Xie Wen: It has its competitive elements within it, as well as the foreground of a platform within it. And it has its innovativeness, as well as its “in-process” nature, all within it.
Mai Tian: Right, so I acknowledge its platform-like nature, and I recognize that Facebook now… but I don’t recognize that the Facebook platform is the only comprehensive Web 2.0 application. My own perspective is, now there really is a situation where we have a few companies with a single application platform. But I wonder whether there will emerge something like DOS, which dominated the age of non-networked computing.
Xie Wen: No, I said three to five companies, not just one company. Every country, except for China, every country has one or two (Web sites) that dominate. We’ll continue to see this evolution. But companies like Facebook and Myspace–with their clean and simple structures, you need only change Unicode, and I can turn English into French. I don’t need to make any other changes, and the new version is done. Facebook in fact is the number 2 in England, and the number one in Canada, and the third in France. The other day I saw that Syria had blocked Facebook. They said that Israel had penetrated their community. Middle Eastern languages are actually quite difficult. They just casually changed Unicode. I think it really is the cleanest structure.

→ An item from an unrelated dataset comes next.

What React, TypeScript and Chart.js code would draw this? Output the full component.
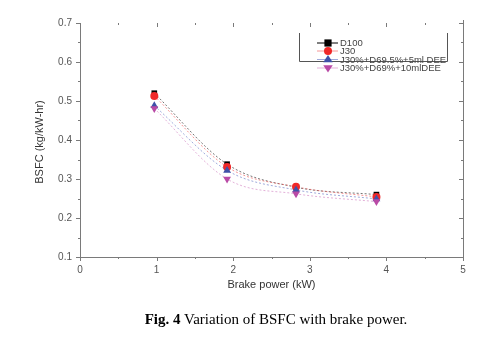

I don’t expect that China will be able to build a world-class platform. I would be happy if we had just one of the three major platforms which accounts for 80% of Chinese users. At least we won’t have turned in a blank exam book.
Mai Tian: So far in China I don’t think Xiaonei’s bad. It doesn’t matter how it came up, but thus far at least its market share on campuses is still pretty good.
Xie Wen: You’re just trying to butter me up (laughs). You know, in a time when the average level of innovation isn’t very high, a relatively serious copycat can also create tremendous power.